▶ Requirement
Copy nothing but the text: reproduce each line of the listing exactly and leave the pictures out.

▶ Dataset content

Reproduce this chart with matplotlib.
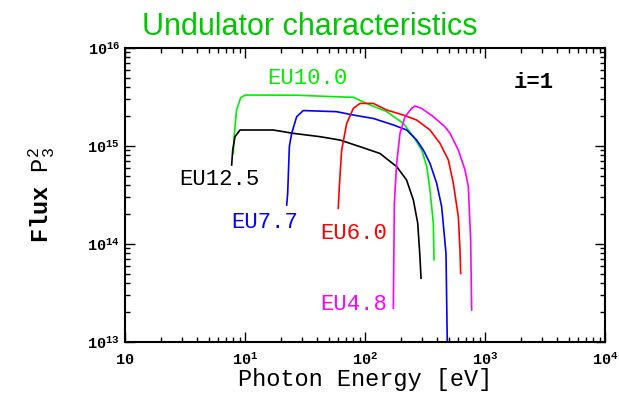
import matplotlib
matplotlib.use("Agg")
import matplotlib.pyplot as plt
from matplotlib.ticker import LogLocator, NullFormatter, FixedLocator, FixedFormatter

# ---- data ----
eu10_E = [8.0, 8.1, 8.5, 9.2, 10.0, 27.0, 50.0, 80.0, 103.0, 152.0, 209.0, 253.0, 297.0, 327.0, 348.0, 371.0, 376.0]
eu10_F = [8.4e14, 1.2e15, 2.33e15, 3.1e15, 3.31e15, 3.3e15, 3.2e15, 3.14e15, 2.72e15, 2.24e15, 1.70e15, 1.245e15, 9.1e14, 6.15e14, 3.56e14, 1.63e14, 6.9e13]

eu125_E = [7.74, 7.9, 8.25, 9.08, 17.2, 25.3, 42.2, 61.9, 90.9, 133.0, 184.0, 222.0, 253.0, 275.0, 287.0, 293.0]
eu125_F = [6.4e14, 9.1e14, 1.245e15, 1.456e15, 1.456e15, 1.346e15, 1.245e15, 1.15e15, 9.84e14, 8.4e14, 6.15e14, 4.5e14, 2.81e14, 1.63e14, 7.4e13, 4.47e13]

eu77_E = [22.25, 22.68, 23.42, 24.48, 26.95, 30.6, 58.1, 79.9, 117.3, 172.3, 222.5, 269.5, 306.3, 348.0, 395.6, 435.5, 473.2, 488.6]
eu77_F = [2.5e14, 3.29e14, 9.84e14, 1.346e15, 1.99e15, 2.30e15, 2.24e15, 2.07e15, 1.91e15, 1.64e15, 1.456e15, 1.15e15, 9.1e14, 6.65e14, 4.16e14, 2.40e14, 8.0e13, 5e12]

eu60_E = [59.9, 61.1, 63.9, 70.4, 79.9, 90.9, 117.3, 151.6, 208.6, 269.5, 348.0, 421.7, 494.9, 544.6, 599.5, 619.0, 627.0]
eu60_F = [2.31e14, 3.85e14, 9.1e14, 1.70e15, 2.42e15, 2.72e15, 2.72e15, 2.33e15, 2.07e15, 1.84e15, 1.456e15, 1.064e15, 7.2e14, 4.16e14, 1.9e14, 8.7e13, 5.0e13]

eu48_E = [172.3, 175.6, 183.6, 195.7, 215.4, 244.9, 261.0, 296.6, 371.0, 464.2, 510.9, 599.5, 681.3, 726.1, 759.5, 774.3]
eu48_F = [2.21e13, 2.6e14, 6.65e14, 1.346e15, 1.99e15, 2.42e15, 2.56e15, 2.42e15, 1.99e15, 1.57e15, 1.346e15, 9.1e14, 5.69e14, 3.85e14, 1.1e14, 2.12e13]

x_ticks = [1, 10, 100, 1000, 10000]
x_ticklabels = [r'$\mathbf{10}$', r'$\mathbf{10^1}$', r'$\mathbf{10^2}$', r'$\mathbf{10^3}$', r'$\mathbf{10^4}$']
y_ticks = [1e13, 1e14, 1e15, 1e16]
y_ticklabels = [r'$\mathbf{10^{13}}$', r'$\mathbf{10^{14}}$', r'$\mathbf{10^{15}}$', r'$\mathbf{10^{16}}$']

plt.rcParams['mathtext.fontset'] = 'custom'
plt.rcParams['mathtext.rm'] = 'Liberation Mono'
plt.rcParams['mathtext.bf'] = 'Liberation Mono:bold'
plt.rcParams['mathtext.it'] = 'Liberation Mono'

fig = plt.figure(figsize=(6.19, 3.98), dpi=100)
ax = fig.add_axes([125/619, 1-342/398, 480/619, 294/398])

lw = 1.2
ax.plot(eu10_E, eu10_F, color='#00ee00', lw=lw)
ax.plot(eu125_E, eu125_F, color='black', lw=lw)
ax.plot(eu77_E, eu77_F, color='#0000ff', lw=lw)
ax.plot(eu60_E, eu60_F, color='#ff0000', lw=lw)
ax.plot(eu48_E, eu48_F, color='#ff00ff', lw=lw)

ax.set_xscale('log')
ax.set_yscale('log')
ax.set_xlim(1, 1e4)
ax.set_ylim(1e13, 1e16)

ax.xaxis.set_major_locator(FixedLocator(x_ticks))
ax.xaxis.set_major_formatter(FixedFormatter(x_ticklabels))
ax.yaxis.set_major_locator(FixedLocator(y_ticks))
ax.yaxis.set_major_formatter(FixedFormatter(y_ticklabels))
ax.xaxis.set_minor_locator(LogLocator(base=10, subs=range(2, 10), numticks=20))
ax.yaxis.set_minor_locator(LogLocator(base=10, subs=range(2, 10), numticks=20))
ax.xaxis.set_minor_formatter(NullFormatter())
ax.yaxis.set_minor_formatter(NullFormatter())
ax.tick_params(which='both', direction='in', top=True, right=True, width=1.0, labelsize=11)
ax.tick_params(which='major', length=7)
ax.tick_params(which='minor', length=3.5)
ax.tick_params(axis='x', pad=7)
for s in ax.spines.values():
    s.set_linewidth(1.5)

ax.set_xlabel('Photon Energy [eV]', fontfamily='Liberation Mono', fontsize=17, labelpad=0)
ax.set_ylabel(r'Flux $\mathrm{P}_3^2$', fontfamily='Liberation Mono', fontsize=17, fontweight='bold', labelpad=22)

tfont = dict(fontfamily='Liberation Mono', fontsize=16)
ax.text(33, 4.94e15, 'EU10.0', color='#00ee00', va='center', ha='center', **tfont)
ax.text(6.07, 4.6e14, 'EU12.5', color='black', va='center', ha='center', **tfont)
ax.text(14.5, 1.64e14, 'EU7.7', color='#0000ff', va='center', ha='center', **tfont)
ax.text(80, 1.29e14, 'EU6.0', color='#ff0000', va='center', ha='center', **tfont)
ax.text(80, 2.39e13, 'EU4.8', color='#ff00ff', va='center', ha='center', **tfont)
ax.text(2560, 4.4e15, 'i=1', color='black', va='center', ha='center', fontweight='bold', **tfont)

fig.text(0.5, 1-35/398, 'Undulator characteristics', color='#00c800', fontfamily='Liberation Sans',
         fontsize=22, ha='center', va='baseline')

fig.savefig('out.png', dpi=100)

▶ The output
Reproduce this chart with matplotlib.
import matplotlib
matplotlib.use("Agg")
import matplotlib.pyplot as plt
from matplotlib.ticker import LogLocator, NullFormatter, FixedLocator, FixedFormatter

# ---- data ----
eu10_E = [8.0, 8.1, 8.5, 9.2, 10.0, 27.0, 50.0, 80.0, 103.0, 152.0, 209.0, 253.0, 297.0, 327.0, 348.0, 371.0, 376.0]
eu10_F = [8.4e14, 1.2e15, 2.33e15, 3.1e15, 3.31e15, 3.3e15, 3.2e15, 3.14e15, 2.72e15, 2.24e15, 1.70e15, 1.245e15, 9.1e14, 6.15e14, 3.56e14, 1.63e14, 6.9e13]

eu125_E = [7.74, 7.9, 8.25, 9.08, 17.2, 25.3, 42.2, 61.9, 90.9, 133.0, 184.0, 222.0, 253.0, 275.0, 287.0, 293.0]
eu125_F = [6.4e14, 9.1e14, 1.245e15, 1.456e15, 1.456e15, 1.346e15, 1.245e15, 1.15e15, 9.84e14, 8.4e14, 6.15e14, 4.5e14, 2.81e14, 1.63e14, 7.4e13, 4.47e13]

eu77_E = [22.25, 22.68, 23.42, 24.48, 26.95, 30.6, 58.1, 79.9, 117.3, 172.3, 222.5, 269.5, 306.3, 348.0, 395.6, 435.5, 473.2, 488.6]
eu77_F = [2.5e14, 3.29e14, 9.84e14, 1.346e15, 1.99e15, 2.30e15, 2.24e15, 2.07e15, 1.91e15, 1.64e15, 1.456e15, 1.15e15, 9.1e14, 6.65e14, 4.16e14, 2.40e14, 8.0e13, 5e12]

eu60_E = [59.9, 61.1, 63.9, 70.4, 79.9, 90.9, 117.3, 151.6, 208.6, 269.5, 348.0, 421.7, 494.9, 544.6, 599.5, 619.0, 627.0]
eu60_F = [2.31e14, 3.85e14, 9.1e14, 1.70e15, 2.42e15, 2.72e15, 2.72e15, 2.33e15, 2.07e15, 1.84e15, 1.456e15, 1.064e15, 7.2e14, 4.16e14, 1.9e14, 8.7e13, 5.0e13]

eu48_E = [172.3, 175.6, 183.6, 195.7, 215.4, 244.9, 261.0, 296.6, 371.0, 464.2, 510.9, 599.5, 681.3, 726.1, 759.5, 774.3]
eu48_F = [2.21e13, 2.6e14, 6.65e14, 1.346e15, 1.99e15, 2.42e15, 2.56e15, 2.42e15, 1.99e15, 1.57e15, 1.346e15, 9.1e14, 5.69e14, 3.85e14, 1.1e14, 2.12e13]

x_ticks = [1, 10, 100, 1000, 10000]
x_ticklabels = [r'$\mathbf{10}$', r'$\mathbf{10^1}$', r'$\mathbf{10^2}$', r'$\mathbf{10^3}$', r'$\mathbf{10^4}$']
y_ticks = [1e13, 1e14, 1e15, 1e16]
y_ticklabels = [r'$\mathbf{10^{13}}$', r'$\mathbf{10^{14}}$', r'$\mathbf{10^{15}}$', r'$\mathbf{10^{16}}$']

plt.rcParams['mathtext.fontset'] = 'custom'
plt.rcParams['mathtext.rm'] = 'Liberation Mono'
plt.rcParams['mathtext.bf'] = 'Liberation Mono:bold'
plt.rcParams['mathtext.it'] = 'Liberation Mono'

fig = plt.figure(figsize=(6.19, 3.98), dpi=100)
ax = fig.add_axes([125/619, 1-342/398, 480/619, 294/398])

lw = 1.2
ax.plot(eu10_E, eu10_F, color='#00ee00', lw=lw)
ax.plot(eu125_E, eu125_F, color='black', lw=lw)
ax.plot(eu77_E, eu77_F, color='#0000ff', lw=lw)
ax.plot(eu60_E, eu60_F, color='#ff0000', lw=lw)
ax.plot(eu48_E, eu48_F, color='#ff00ff', lw=lw)

ax.set_xscale('log')
ax.set_yscale('log')
ax.set_xlim(1, 1e4)
ax.set_ylim(1e13, 1e16)

ax.xaxis.set_major_locator(FixedLocator(x_ticks))
ax.xaxis.set_major_formatter(FixedFormatter(x_ticklabels))
ax.yaxis.set_major_locator(FixedLocator(y_ticks))
ax.yaxis.set_major_formatter(FixedFormatter(y_ticklabels))
ax.xaxis.set_minor_locator(LogLocator(base=10, subs=range(2, 10), numticks=20))
ax.yaxis.set_minor_locator(LogLocator(base=10, subs=range(2, 10), numticks=20))
ax.xaxis.set_minor_formatter(NullFormatter())
ax.yaxis.set_minor_formatter(NullFormatter())
ax.tick_params(which='both', direction='in', top=True, right=True, width=1.0, labelsize=11)
ax.tick_params(which='major', length=7)
ax.tick_params(which='minor', length=3.5)
ax.tick_params(axis='x', pad=7)
for s in ax.spines.values():
    s.set_linewidth(1.5)

ax.set_xlabel('Photon Energy [eV]', fontfamily='Liberation Mono', fontsize=17, labelpad=0)
ax.set_ylabel(r'Flux $\mathrm{P}_3^2$', fontfamily='Liberation Mono', fontsize=17, fontweight='bold', labelpad=22)

tfont = dict(fontfamily='Liberation Mono', fontsize=16)
ax.text(33, 4.94e15, 'EU10.0', color='#00ee00', va='center', ha='center', **tfont)
ax.text(6.07, 4.6e14, 'EU12.5', color='black', va='center', ha='center', **tfont)
ax.text(14.5, 1.64e14, 'EU7.7', color='#0000ff', va='center', ha='center', **tfont)
ax.text(80, 1.29e14, 'EU6.0', color='#ff0000', va='center', ha='center', **tfont)
ax.text(80, 2.39e13, 'EU4.8', color='#ff00ff', va='center', ha='center', **tfont)
ax.text(2560, 4.4e15, 'i=1', color='black', va='center', ha='center', fontweight='bold', **tfont)

fig.text(0.5, 1-35/398, 'Undulator characteristics', color='#00c800', fontfamily='Liberation Sans',
         fontsize=22, ha='center', va='baseline')

fig.savefig('out.png', dpi=100)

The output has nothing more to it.